If you're not interested in gossip, you're not a fully grown woman.

Most people delight in censure, when they are not the objects of it; however they are offended by any publicity exposing their private vices. Yet everyone takes a vicarious satisfaction, to indulge in gossip, of their friends and neighbors in the same circumstances.
A man or woman without any interest in gossip may be impressive in his or her restraint, but also wanting in curiosity, uninterested in the cariousness of human nature, dead to the wildly abundant oddity of life, and thereby, in some central way, deficient.
Gossip- what was once a more refined custom has degenerated into a tabloid-infested culture of Internet slurs and an obsessive focus on the personal lives of public figures.
While gossip is an activity that almost everyone partakes in, it's hard to define.

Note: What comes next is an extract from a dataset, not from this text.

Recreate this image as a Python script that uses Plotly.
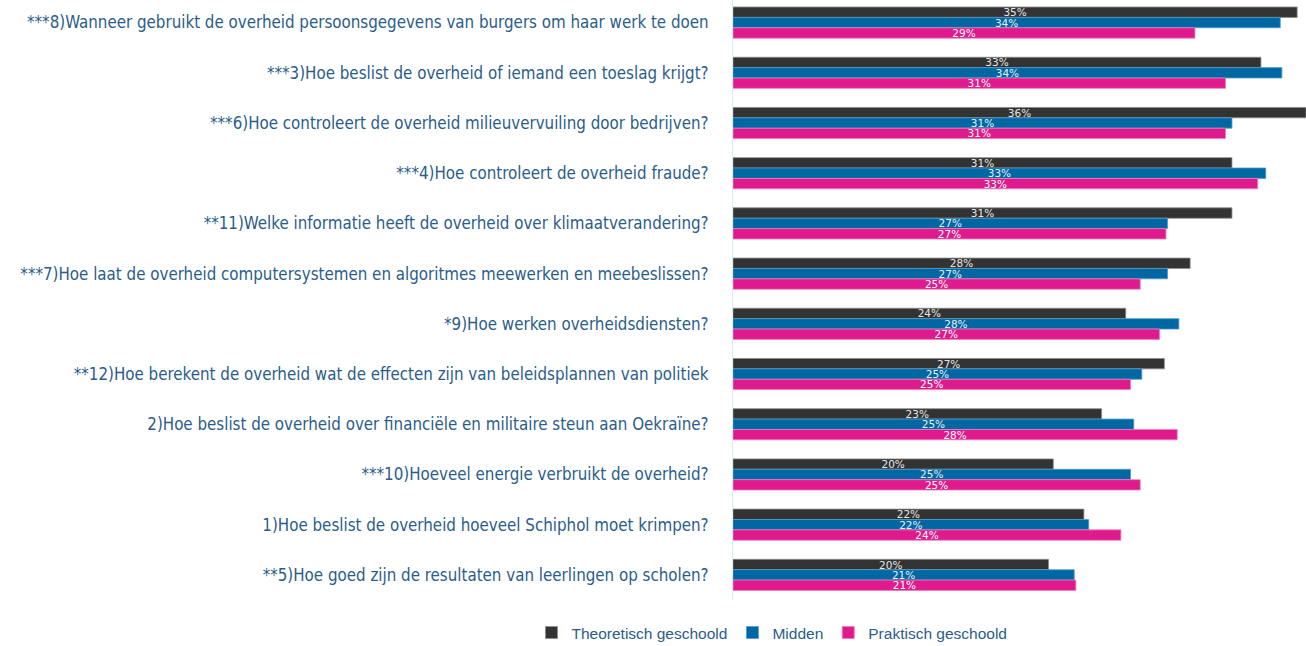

The first step is distinguish gossip from rumors, with the latter being “less specific’’, more general, more diffuse, less personal in content and in the manner in which they are disseminated. Rumors can lead to gossip, and gossip can reinforce rumors. But gossip is particular, told to a carefully chosen audience, and is specifically information about other people. Gossip can be false. There is of course the wish to harm someone else’s reputation by spreading stories of moral failures or sexual liaisons (here gossip and rumor can supplement each other). Just imagine how boring life and news would be, if the reportage in the tabloids left out all those titillating gossip columns and printed stock prices and inflation. The voyeuristic pleasure comes from reading the shenanigans and private lives of Monroe, Kennedys, Onassis, Clinton, Tiger Woods, Shane/ Hurley, Salman Rushdie and the salacious news of Berlusconi, Julian Assange, Dominique Strauss and other celebrities. Gossip is not about politics or celebrity, but rather people, even if they happen to be politicians or celebrities.